الَّذِينَ أُخْرِجُوا مِنْ دِيَارِهِمْ بِغَيْرِ حَقٍّ إِلا أَنْ يَقُولُوا رَبُّنَا اللَّهُ وَلَوْلا دَفْعُ اللَّهِ النَّاسَ بَعْضَهُمْ بِبَعْضٍ لَهُدِّمَتْ صَوَامِعُ وَبِيَعٌ وَصَلَوَاتٌ وَمَسَاجِدُ يُذْكَرُ فِيهَا اسْمُ اللَّهِ كَثِيرًا وَلَيَنْصُرَنَّ اللَّهُ مَنْ يَنْصُرُهُ إِنَّ اللَّهَ لَقَوِيٌّ عَزِيزٌ
Artinya: (yaitu) orang-orang yang telah diusir dari kampung halaman mereka tanpa alasan yang benar, kecuali karena mereka berkata: "Tuhan kami hanyalah Allah." Dan sekiranya Allah tiada menolak (keganasan) sebagian manusia dengan sebagian yang lain, tentulah telah dirobohkan biara-biara Nasrani, gereja-gereja, rumah-rumah ibadat orang Yahudi dan masjid- masjid, yang di dalamnya banyak disebut nama Allah. Sesungguhnya Allah pasti menolong orang yang menolong (agama)-Nya. Sesungguhnya Allah benar-benar Maha Kuat lagi
Maha Perkasa. (QS. Al Hajj: 40)
3. Manusia cenderung membutuhkan orang lain.
Manusia merupakan makhluk yang lemah. Ia senantiasa membutuhkan kehadiran orang lain. Bahkan sejak masih di dalam kandungan, kita sudah membutuhkan orang lain.

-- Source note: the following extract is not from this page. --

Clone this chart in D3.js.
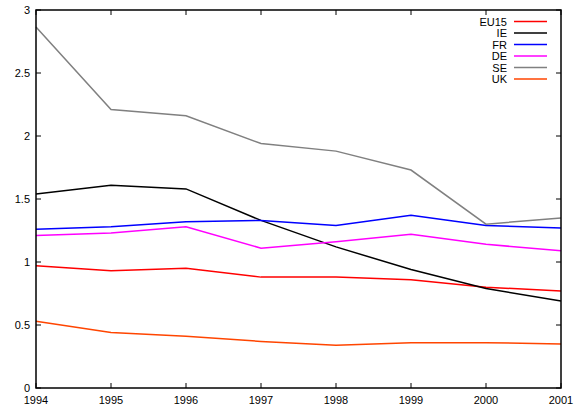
<!DOCTYPE html>
<html><head><meta charset="utf-8">
<script src="https://cdn.jsdelivr.net/npm/d3@7"></script>
<style>body{margin:0;background:#fff}svg{display:block}text{font-family:"Liberation Sans",Arial,sans-serif;font-size:11px;fill:#000}</style>
</head><body>
<svg id="c" width="584" height="410"></svg>
<script>
const years = [1994,1995,1996,1997,1998,1999,2000,2001];
const seriesNames = ["EU15","IE","FR","DE","SE","UK"];
const EU15 = [0.97,0.93,0.95,0.88,0.88,0.86,0.80,0.77];
const IE   = [1.54,1.61,1.58,1.33,1.12,0.94,0.79,0.69];
const FR   = [1.26,1.28,1.32,1.33,1.29,1.37,1.29,1.27];
const DE   = [1.21,1.23,1.28,1.11,1.16,1.22,1.14,1.09];
const SE   = [2.865,2.21,2.16,1.94,1.88,1.73,1.30,1.35];
const UK   = [0.53,0.44,0.41,0.37,0.34,0.36,0.36,0.35];
const yTicks = [0,0.5,1,1.5,2,2.5,3];
const yTickLabels = ["0","0.5","1","1.5","2","2.5","3"];
const colors = ["#ff0000","#000000","#0000ff","#ff00ff","#808080","#ff4500"];
const values = [EU15,IE,FR,DE,SE,UK];

const L=36,R=561,T=10,B=388;
const svg=d3.select("#c");
const x=d3.scaleLinear().domain([1994,2001]).range([L,R]);
const y=d3.scaleLinear().domain([0,3]).range([B,T]);

// ticks (mirrored, inward)
const tl=5;
const g=svg.append("g").attr("stroke","#000").attr("stroke-width",1);
years.forEach(v=>{
  g.append("line").attr("x1",x(v)).attr("x2",x(v)).attr("y1",B).attr("y2",B-tl);
  g.append("line").attr("x1",x(v)).attr("x2",x(v)).attr("y1",T).attr("y2",T+tl);
});
yTicks.forEach(v=>{
  g.append("line").attr("x1",L).attr("x2",L+tl).attr("y1",y(v)).attr("y2",y(v));
  g.append("line").attr("x1",R).attr("x2",R-tl).attr("y1",y(v)).attr("y2",y(v));
});
years.forEach(v=>{
  svg.append("text").attr("x",x(v)).attr("y",B+16).attr("text-anchor","middle").text(v);
});
yTicks.forEach((v,i)=>{
  svg.append("text").attr("x",L-6).attr("y",y(v)+4).attr("text-anchor","end").text(yTickLabels[i]);
});

const line=d3.line().x((d,i)=>x(years[i])).y(d=>y(d));
values.forEach((vals,k)=>{
  svg.append("path").datum(vals).attr("d",line).attr("fill","none")
    .attr("stroke",colors[k]).attr("stroke-width",1.5);
});

// legend
seriesNames.forEach((n,k)=>{
  const yy=21.5+k*11.5;
  svg.append("text").attr("x",507).attr("y",yy+4).attr("text-anchor","end").text(n);
  svg.append("line").attr("x1",514).attr("x2",547).attr("y1",yy).attr("y2",yy)
    .attr("stroke",colors[k]).attr("stroke-width",1.5);
});

svg.append("rect").attr("x",L).attr("y",T).attr("width",R-L).attr("height",B-T)
  .attr("fill","none").attr("stroke","#000").attr("stroke-width",1.5);
</script>
</body></html>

Seorang ibu ketika hamil membutuhkan seorang dokter untuk senantiasa memeriksa kondisi kandungannya. Pada saat mau melahirkan, membutuhkan dokter maupun bidan untuk membantu proses kelahiran sang bayi. Saat kita masih kanak-kanak sangat membutuhkan kehadiran dan pertolongan orang lain untuk memenuhi kebutuhan kita. Pada saat remaja kita juga membutuhkan kehadiran orang lain. Selama kita di dunia ini sangat membutuhkan pertolongan maupun keterlibatan orang lain. Inilah hakekat manusia sebagai makhluk sosial.
[1] Qardhawy, Yusuf, Jalan Menuju Hidayah : Kehidupan Ruhiyah Salafus Shalih Kiat-Kiat Meningkatkan Kehidupan Ruhiah, Yogjakarta : Mardhiyah Press, h. 171.
[2] Ibid., h. 174.
[3] Ibid., h. 175.
[4] Berlaku adil ialah perlakuan yang adil dalam melayani isteri seperti pakaian, tempat, giliran dan lain-lain yang bersifat lahiriyah.